When ripples like this comes along I always wonder who and what is behind it. Perhaps it's just the viral nature of the Internet, but I feel like someone is behind pushing it to the forefront as hard as they can.

If I had to guess, I would say it's a ploy to sow seeds against SS and Medicare, but I have no evidence to support the idea. I know I'm cynical, but perhaps I'm paranoid, as well.

We have to keep fighting these fallacies and appreciate your focus.

The Sept-Oct 2012 issue of UTNE Reader receives the credit for making me of your excellent blog! Crabby Old Lady, indeed... Ms. Bennett, you are on top of your game! But I digress...

This entire topic, the blaming of the "old" for the problems of the "young," has been percolating in the background for me for some time. Then last night Paul Ryan lit up the Republican/TEA party faithful with an address that seemed intended to place the premise of David Leonhardt's "Old vs. Young" article absolutely front and center.

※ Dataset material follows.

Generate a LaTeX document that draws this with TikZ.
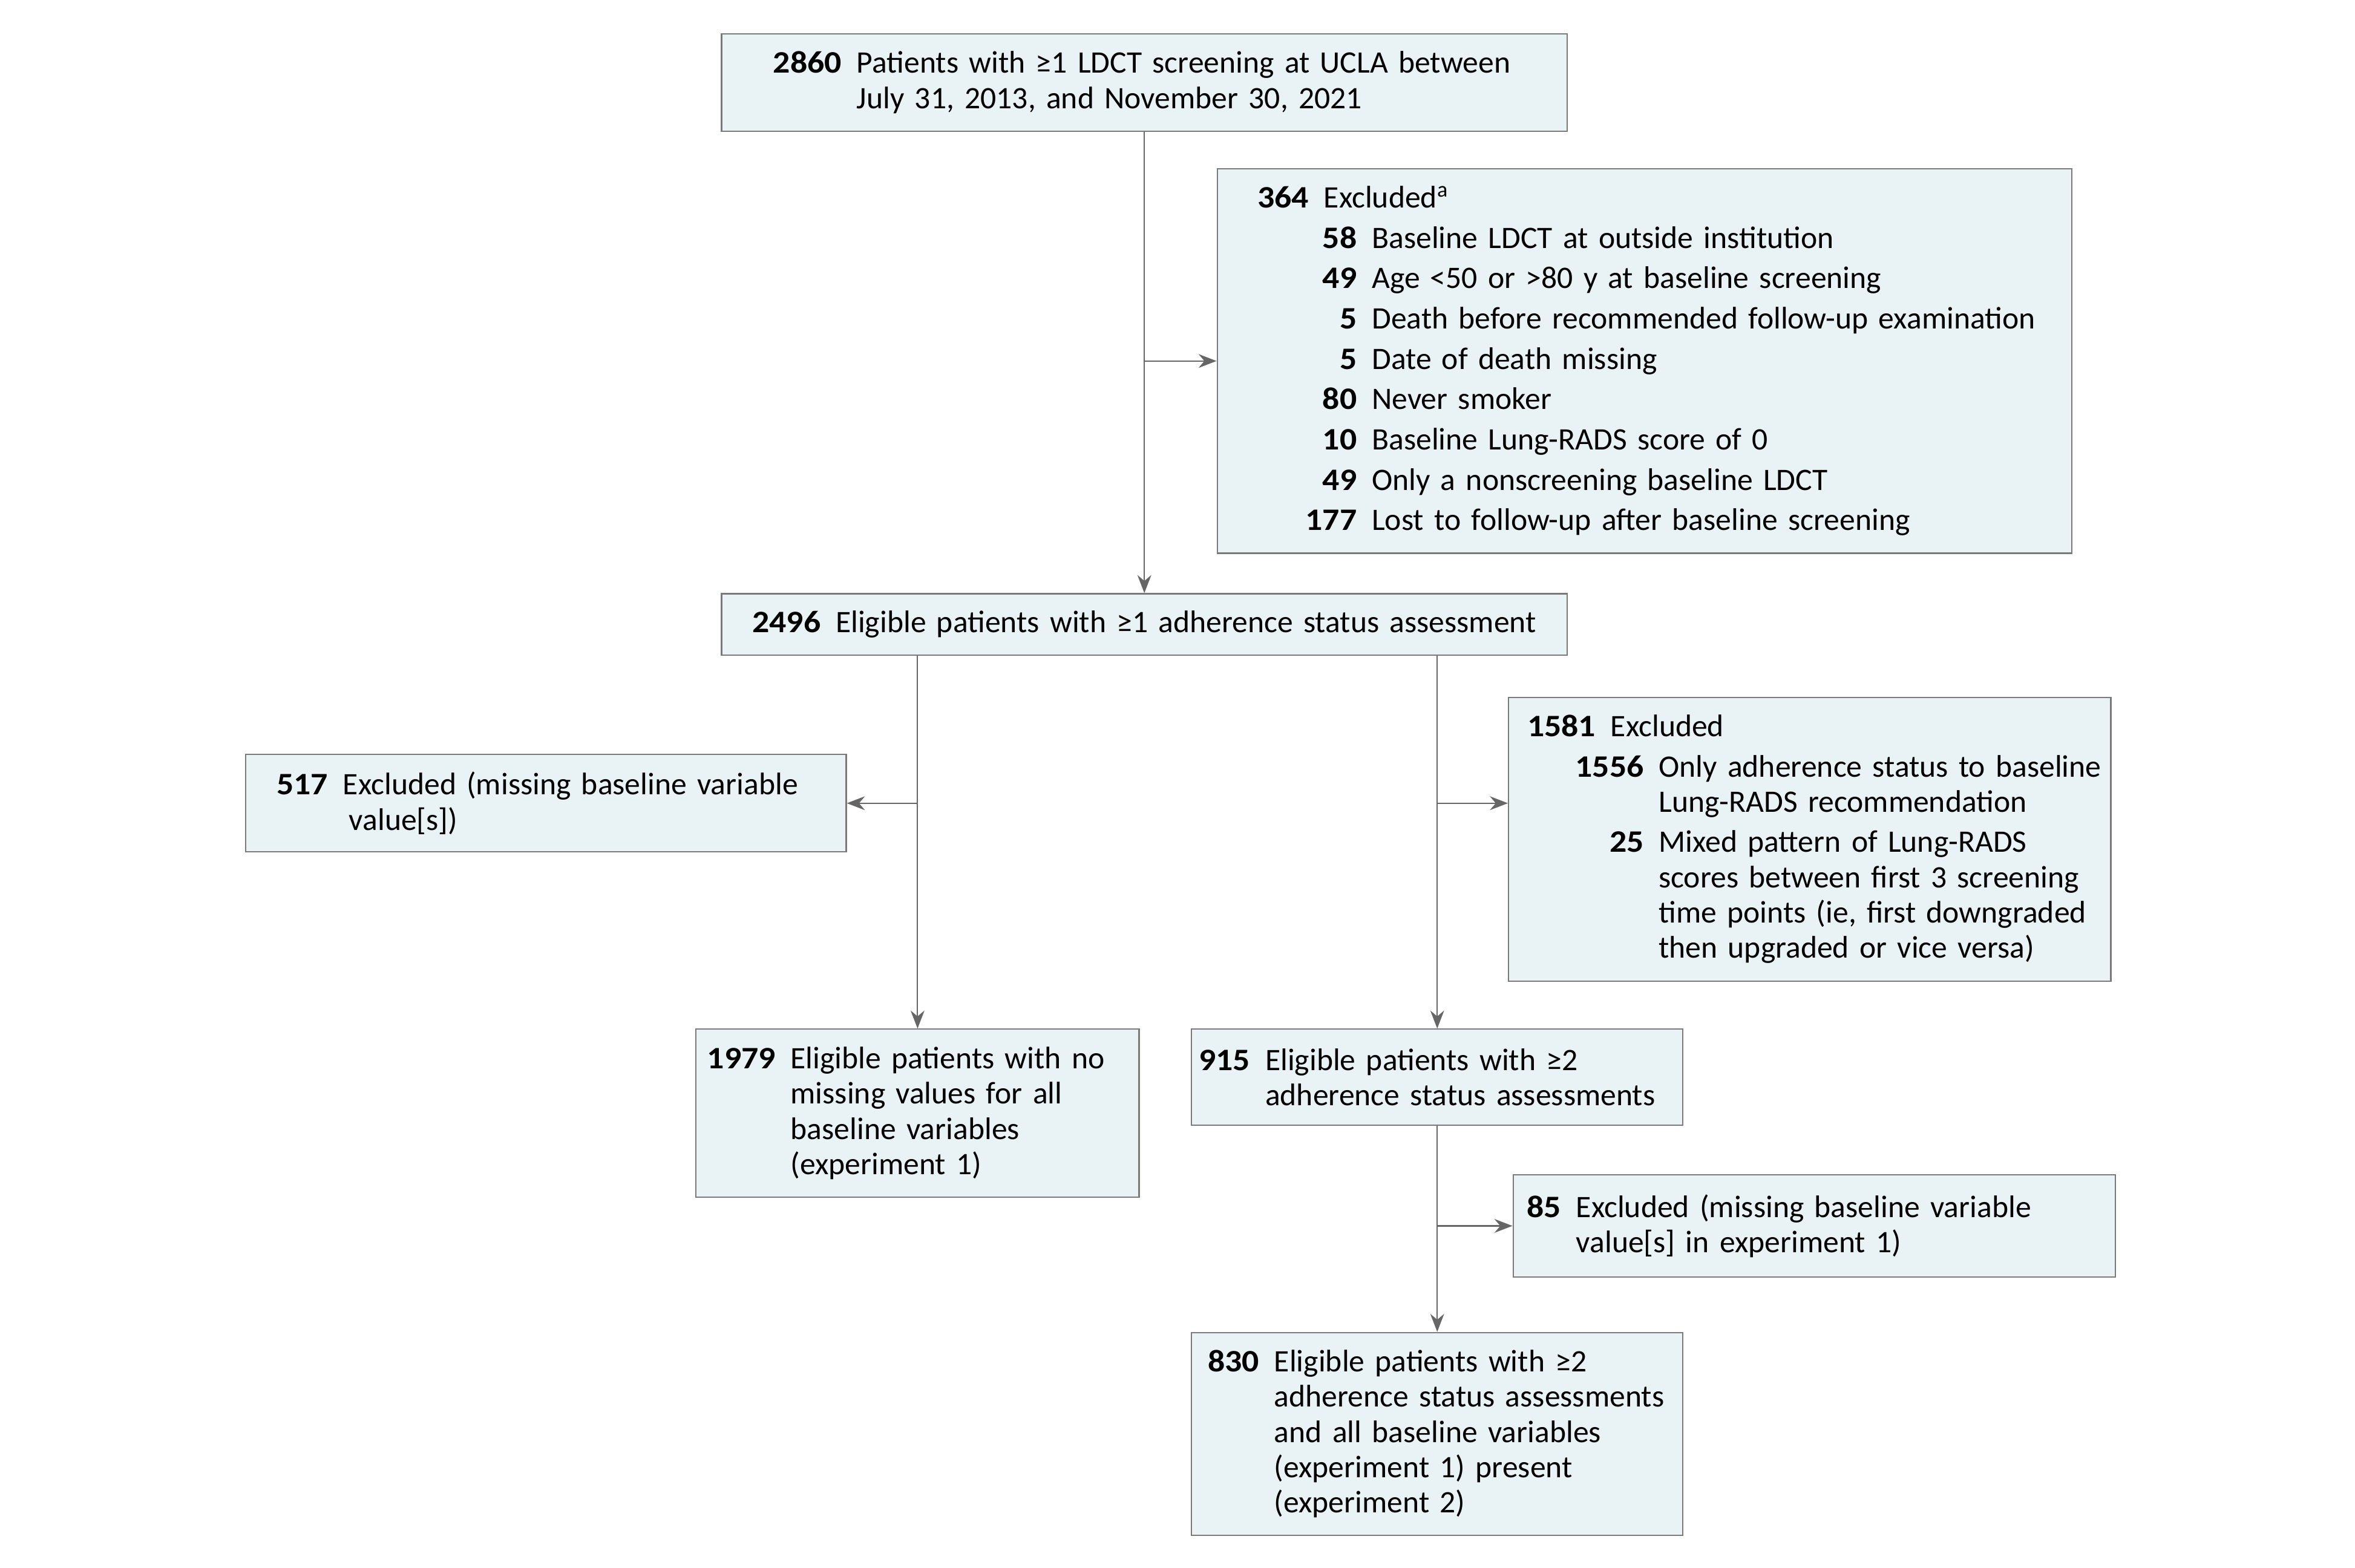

Eric Utne's "A False War," at page 92, has pulled together a lot of the loose ends and helped me understand exactly why it is so disheartening to see Ryan and company ginning up the next "generational war:"
"The real culprits are the One Percenters: the Wall Street bankers, the corporate polluters, (especially big coal, oil, and natural gas), and the politicians and media who serve them. Boomers are no more responsible for mortgaging the future of the young than blacks are for the loss of poor whites' jobs, or women for the loss of men's jobs. The Haves (the One Percenters) will always try to turn different segments of the 99 Percent against each other. That's how they hold onto their power, even as the System itself runs increasingly out of anyone's control." - Eric Utne

The irony of hearing Ryan give the people responsible for the economic collapse a "pass," while blaming the rest of the 99 Percenters who are simply trying to salvage what little is left in the wake of the financial debacle, must not be lost on us. And if there is anyone who seriously thinks the party primarily responsible for the suddenly-much-lamented deficit (two credit card wars, etc.) has any viable plan to undo their damage, there is This Bridge in Brooklyn...
While no one can promise another 4 years of Obama will be able to correct the damage, in our guts we do have some idea what agreeing to go down the path of complete generational division will accomplish.

Please keep the pressure on, Crabby Old and-Sage Lady. Your efforts most definitely keep the rest of us engaged and trying to remain a part of potential solutions.